March 31 (UPI) -- U.S. stocks dropped at the end of trading Tuesday on the final day of the worst first quarter in American history.
The Dow Jones Industrial Average closed down 410.32 points, or 1.84 percent, while the S&P 500 fell 1.6 percent and the Nasdaq Composite slid 0.95 percent ending a quarter marked by market volatility due in large part to the COVID-19 pandemic.
Bank stocks fell on Tuesday as JPMorgan Chase slid 2.6, Citigroup dropped 3 percent and Bank of America lost 1.7 percent.
The decline followed another emergency measure by the U.S. Federal Reserve, which said Tuesday it will begin lending money to foreign central banking systems. The temporary move is intended to keep rates down and stabilize markets under threat from the coronavirus pandemic.
The Fed said the measure should enable the "smooth functioning of financial markets ... and thus maintain the supply of credit to U.S. households and businesses."
The U.S. central bank said the temporary measure, called the FIMA Repo Facility, should aid the U.S. Treasury market by providing an "alternative temporary source of U.S. dollars other than sales of securities in the open market."
Tuesday's is the Fed's latest intervention to support the U.S. economy during the health crisis. Earlier this month, it allowed unlimited purchases for treasury bonds and lowered interest rates to near zero.
The first quarter of 2020, which, due largely to the global coronavirus emergency, is set to conclude on Tuesday as the worst-performing first quarter in American history.
For weeks at the end of the quarter, Wall Street saw wild swings -- 1,000-point losses followed by 1,000-point gains -- and historic marks. Last week the Dow gained more than 10 percent in value in its greatest weekly performance since 1938. The bellwether index soared more than 2,100 points on March 24, its largest single-day percentage climb in nearly 90 years.

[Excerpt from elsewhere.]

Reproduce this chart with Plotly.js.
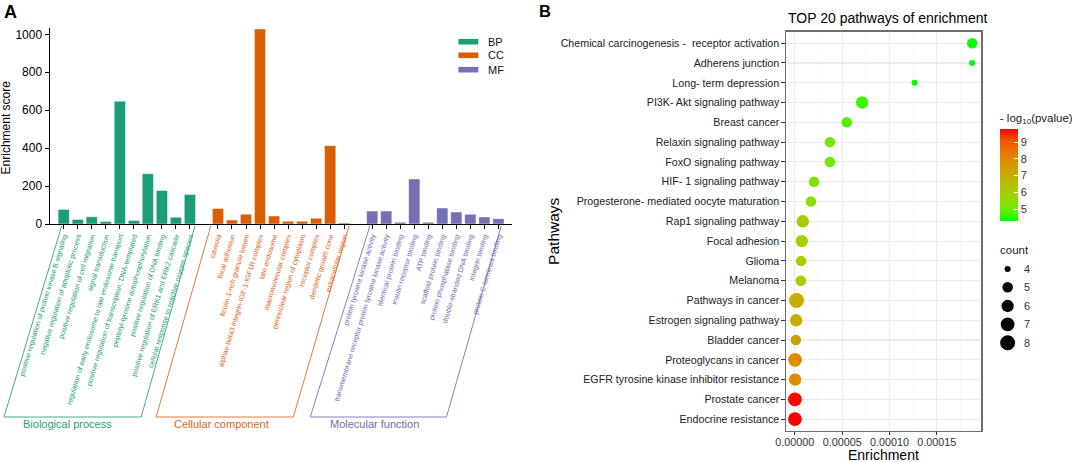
<!DOCTYPE html>
<html>
<head>
<meta charset="utf-8">
<script src="https://cdn.plot.ly/plotly-3.0.1.min.js"></script>
<style>html,body{margin:0;padding:0;background:#fff;}#chart{width:1072px;height:462px;}</style>
</head>
<body>
<div id="chart"></div>
<script>
// ---------- Panel A data ----------
const bpTerms = [
  "positive regulation of protein kinase B signaling",
  "negative regulation of apoptotic process",
  "positive regulation of cell migration",
  "signal transduction",
  "regulation of early endosome to late endosome transport",
  "positive regulation of transcription, DNA-templated",
  "peptidyl-tyrosine autophosphorylation",
  "positive regulation of DNA binding",
  "positive regulation of ERK1 and ERK2 cascade",
  "cellular response to reactive oxygen species"
];
const bpScores = [77, 24, 38, 13, 647, 18, 265, 177, 35, 156];

const ccTerms = [
  "caveola",
  "focal adhesion",
  "ficolin-1-rich granule lumen",
  "alphav-beta3 integrin-IGF-1-IGF1R complex",
  "late endosome",
  "macromolecular complex",
  "perinuclear region of cytoplasm",
  "receptor complex",
  "dendritic growth cone",
  "extracellular region"
];
const ccScores = [82, 21, 52, 1028, 42, 15, 14, 30, 413, 5];

const mfTerms = [
  "protein tyrosine kinase activity",
  "transmembrane receptor protein tyrosine kinase activity",
  "identical protein binding",
  "insulin receptor binding",
  "ATP binding",
  "scaffold protein binding",
  "protein phosphatase binding",
  "double-stranded DNA binding",
  "integrin binding",
  "protein C-terminus binding"
];
const mfScores = [68, 68, 9, 237, 9, 84, 63, 51, 37, 28];

const groupNames = ["BP", "CC", "MF"];
const groupTitles = ["Biological process", "Cellular component", "Molecular function"];

// ---------- Panel B data ----------
const pathways = [
  "Chemical carcinogenesis -\u00a0 receptor activation",
  "Adherens junction",
  "Long- term depression",
  "PI3K- Akt signaling pathway",
  "Breast cancer",
  "Relaxin signaling pathway",
  "FoxO signaling pathway",
  "HIF- 1 signaling pathway",
  "Progesterone- mediated oocyte maturation",
  "Rap1 signaling pathway",
  "Focal adhesion",
  "Glioma",
  "Melanoma",
  "Pathways in cancer",
  "Estrogen signaling pathway",
  "Bladder cancer",
  "Proteoglycans in cancer",
  "EGFR tyrosine kinase inhibitor resistance",
  "Prostate cancer",
  "Endocrine resistance"
];
const enrichment = [1.873e-4, 1.873e-4, 1.264e-4, 7.11e-5, 5.49e-5, 3.71e-5, 3.71e-5, 2.03e-5, 1.71e-5, 8.4e-6,
                    7.4e-6, 6.6e-6, 6.3e-6, 1.8e-6, 1.4e-6, 1.1e-6, 3e-7, 3e-7, 1e-7, 1e-7];
const counts = [5, 4, 4, 6, 5, 5, 5, 5, 5, 6, 6, 5, 5, 8, 6, 5, 7, 6, 7, 7];
const negLogP = [4.4, 4.3, 4.35, 4.7, 4.8, 5.0, 5.0, 5.3, 5.4, 5.9, 5.9, 5.95, 6.0, 7.0, 7.0, 7.3, 7.8, 7.9, 9.7, 9.75];
const colorTicks = [5, 6, 7, 8, 9];
const sizeLegendCounts = [4, 5, 6, 7, 8];
const xTicksB = [0, 0.00005, 0.0001, 0.00015];

// ---------- styling / layout helpers ----------
const W = 1072, H = 462;
const px = p => p / W;
const py = p => 1 - p / H;
const FONT = "Liberation Sans, Arial, Helvetica, sans-serif";
const groupColors = ["#1B9E77", "#D95F02", "#7570B3"];
const labelColors = ["#22A07A", "#E0641A", "#6F6DB5"];
const sizeOf = c => 6 + 9 * Math.sqrt((c - 4) / 4);

const groups = [
  {terms: bpTerms, scores: bpScores},
  {terms: ccTerms, scores: ccScores},
  {terms: mfTerms, scores: mfScores}
];
const traces = [];
const tickvals = [], ticktext = [];
groups.forEach((g, gi) => {
  const offset = gi * (g.terms.length + 1);
  const xs = g.terms.map((t, i) => offset + i);
  xs.forEach((x, i) => {
    tickvals.push(x);
    ticktext.push('<span style="color:' + labelColors[gi] + '">' + g.terms[i] + '</span>');
  });
  traces.push({
    type: "bar", x: xs, y: g.scores, name: groupNames[gi],
    xaxis: "x", yaxis: "y", width: 0.8,
    marker: {color: groupColors[gi], line: {color: "rgba(255,255,255,0.55)", width: 0.8}},
    hoverinfo: "x+y", showlegend: false
  });
});

// Panel B scatter
const colorscale = [
  [0, "#00FF00"], [0.125, "#70EB00"], [0.25, "#98D700"], [0.375, "#B3C200"],
  [0.5, "#C8AB00"], [0.625, "#DA9200"], [0.75, "#E87600"], [0.875, "#F45300"], [1, "#FF0000"]
];
traces.push({
  type: "scatter", mode: "markers", x: enrichment, y: pathways,
  xaxis: "x2", yaxis: "y2", showlegend: false, cliponaxis: false,
  marker: {
    size: counts.map(sizeOf), sizemode: "diameter", color: negLogP,
    colorscale: colorscale, cmin: 4.3, cmax: 9.75, line: {width: 0}, opacity: 1,
    colorbar: {
      thickness: 18, thicknessmode: "pixels", len: 111.4, lenmode: "pixels",
      x: px(1004.5), xanchor: "left", y: py(221), yanchor: "bottom",
      xpad: 0, ypad: 0, outlinewidth: 0,
      tickmode: "array", tickvals: colorTicks, ticks: "inside", ticklen: 4,
      tickcolor: "white", tickwidth: 1,
      tickfont: {family: FONT, size: 11, color: "#333"},
      title: {text: "- log<sub>10</sub>(pvalue)", side: "top", font: {family: FONT, size: 11.5, color: "#1a1a1a"}}
    }
  },
  hovertemplate: "%{y}<br>%{x}<extra></extra>"
});

// ---------- shapes ----------
const shapes = [];
const brackets = [
  [[62, 226], [4, 417], [142, 417], [196, 226]],
  [[212, 226], [157, 417], [295, 417], [351, 226]],
  [[372, 226], [312, 417], [449, 417], [504, 226]]
];
brackets.forEach((b, gi) => {
  const path = b.map((p, i) => (i === 0 ? "M" : "L") + px(p[0]).toFixed(5) + "," + py(p[1]).toFixed(5)).join(" ");
  shapes.push({type: "path", xref: "paper", yref: "paper", path: path,
    line: {color: labelColors[gi], width: 1}, opacity: 0.85});
});
// bar legend swatches
const legY = [41.7, 55.3, 69.7];
legY.forEach((y, i) => {
  shapes.push({type: "rect", xref: "paper", yref: "paper",
    x0: px(461), x1: px(481), y0: py(y + 2.8), y1: py(y - 2.8),
    fillcolor: groupColors[i], line: {width: 0}});
});
// size legend
const sizeLegY = [269, 287.3, 306, 324.3, 342.7];
sizeLegendCounts.forEach((c, i) => {
  const d = sizeOf(c);
  shapes.push({type: "circle", xref: "paper", yref: "paper",
    xsizemode: "pixel", ysizemode: "pixel", xanchor: px(1013.3), yanchor: py(sizeLegY[i]),
    x0: -d / 2, x1: d / 2, y0: -d / 2, y1: d / 2, fillcolor: "#000", line: {width: 0}});
});

// ---------- annotations ----------
const ann = [];
const A = (text, x, y, opts) => ann.push(Object.assign({
  text: text, x: px(x), y: py(y), xref: "paper", yref: "paper", showarrow: false,
  xanchor: "center", yanchor: "middle", font: {family: FONT, size: 11, color: "#000"}
}, opts || {}));
A("<b>A</b>", 2, 12, {xanchor: "left", font: {family: FONT, size: 18, color: "#000"}});
A("<b>B</b>", 540.5, 11.5, {xanchor: "left", font: {family: FONT, size: 16.5, color: "#000"}});
A("Enrichment score", 6.5, 127, {textangle: -90, font: {family: FONT, size: 12, color: "#000"}});
const groupLabelX = [68, 223, 377];
groupTitles.forEach((t, i) => A(t, groupLabelX[i], 424, {font: {family: FONT, size: 11, color: labelColors[i]}}));
groupNames.forEach((n, i) => A(n, 489, legY[i], {xanchor: "left", font: {family: FONT, size: 11, color: "#111"}}));
A("TOP 20 pathways of enrichment", 790, 18, {xanchor: "left", font: {family: FONT, size: 14, color: "#000"}});
A("Pathways", 556, 231, {textangle: -90, font: {family: FONT, size: 15.5, color: "#000"}});
A("Enrichment", 888.7, 455, {font: {family: FONT, size: 14, color: "#000"}});
A("count", 1004, 250, {xanchor: "left", font: {family: FONT, size: 11.5, color: "#1a1a1a"}});
sizeLegendCounts.forEach((c, i) => A(String(c), 1027.5, sizeLegY[i], {xanchor: "left", font: {family: FONT, size: 11, color: "#333"}}));

// ---------- layout ----------
const yScaleA = 0.18967; // px per unit
const yTopA = 1035;
const layout = {
  width: W, height: H, margin: {l: 0, r: 0, t: 0, b: 0}, paper_bgcolor: "#fff", plot_bgcolor: "rgba(0,0,0,0)",
  showlegend: false, font: {family: FONT, color: "#000"},
  bargap: 0,
  xaxis: {
    domain: [px(50), px(515.3)], range: [-1, 32], anchor: "y",
    showgrid: false, zeroline: false, showline: true, linecolor: "#000", linewidth: 1.2,
    ticks: "outside", ticklen: 4, tickwidth: 1, tickcolor: "#000",
    tickmode: "array", tickvals: tickvals, ticktext: ticktext, tickangle: -73,
    tickfont: {family: FONT, size: 7.1}, automargin: false, fixedrange: true
  },
  yaxis: {
    domain: [py(224), py(224 - yTopA * yScaleA)], range: [0, yTopA], anchor: "x",
    showgrid: false, zeroline: false, showline: true, linecolor: "#000", linewidth: 1.2,
    ticks: "outside", ticklen: 4, tickwidth: 1, tickcolor: "#000",
    tickmode: "array", tickvals: [0, 200, 400, 600, 800, 1000],
    tickfont: {family: FONT, size: 12, color: "#000"}, automargin: false
  },
  xaxis2: {
    domain: [px(790.7), px(986.7)], range: [-0.00000903, 0.0001968], anchor: "y2",
    showgrid: true, gridcolor: "#ebebeb", gridwidth: 1.1, zeroline: false,
    showline: true, mirror: true, linecolor: "#6e6e6e", linewidth: 1.4,
    ticks: "outside", ticklen: 3, tickcolor: "#333", tickwidth: 1,
    tickmode: "array", tickvals: xTicksB, tickformat: ".5f", ticklabelstandoff: -2,
    tickfont: {family: FONT, size: 10.8, color: "#333"},
    minor: {dtick: 0.000025, tick0: 0, showgrid: true, gridcolor: "#f1f1f1", gridwidth: 0.6, ticks: ""},
    automargin: false
  },
  yaxis2: {
    domain: [py(430.7), py(31.7)], anchor: "x2", type: "category",
    categoryorder: "array", categoryarray: pathways, range: [19.58, -0.58],
    showgrid: true, gridcolor: "#ebebeb", gridwidth: 1.1, zeroline: false,
    showline: true, mirror: true, linecolor: "#6e6e6e", linewidth: 1.4,
    ticks: "outside", ticklen: 3.5, tickcolor: "#333", tickwidth: 1,
    tickfont: {family: FONT, size: 10.7, color: "#222"}, automargin: false
  },
  shapes: shapes,
  annotations: ann
};

Plotly.newPlot("chart", traces, layout, {displayModeBar: false, staticPlot: true});
</script>
</body>
</html>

A week earlier, the Dow lost more than 17 percent of its value -- its worst weekly performance since the financial crisis in 2008. The index plummeted more than 3,000 points on March 16, and later closed below the 20,000 mark for the first time since early 2017.
The quarter also saw a completely empty New York Stock Exchange begin on March 23, as traders moved to all-electronic transactions to comply with recommended social distancing guidelines.
The firm also forecast gross domestic product will fall 9 percent in the first quarter of this year and then 34 percent into the second quarter, the worst period since World War II. In quarter three, Goldman projected that the GDP would turn around, surging 19 percent.
"This not only means deeper negatives in the very near term but also raises the specter of more adverse second-round effects on income and spending a bit further down the road," the firm said. "On the other hand, both monetary and fiscal policy are easing dramatically further, which will tend to contain these second-round effects and add to growth down the road."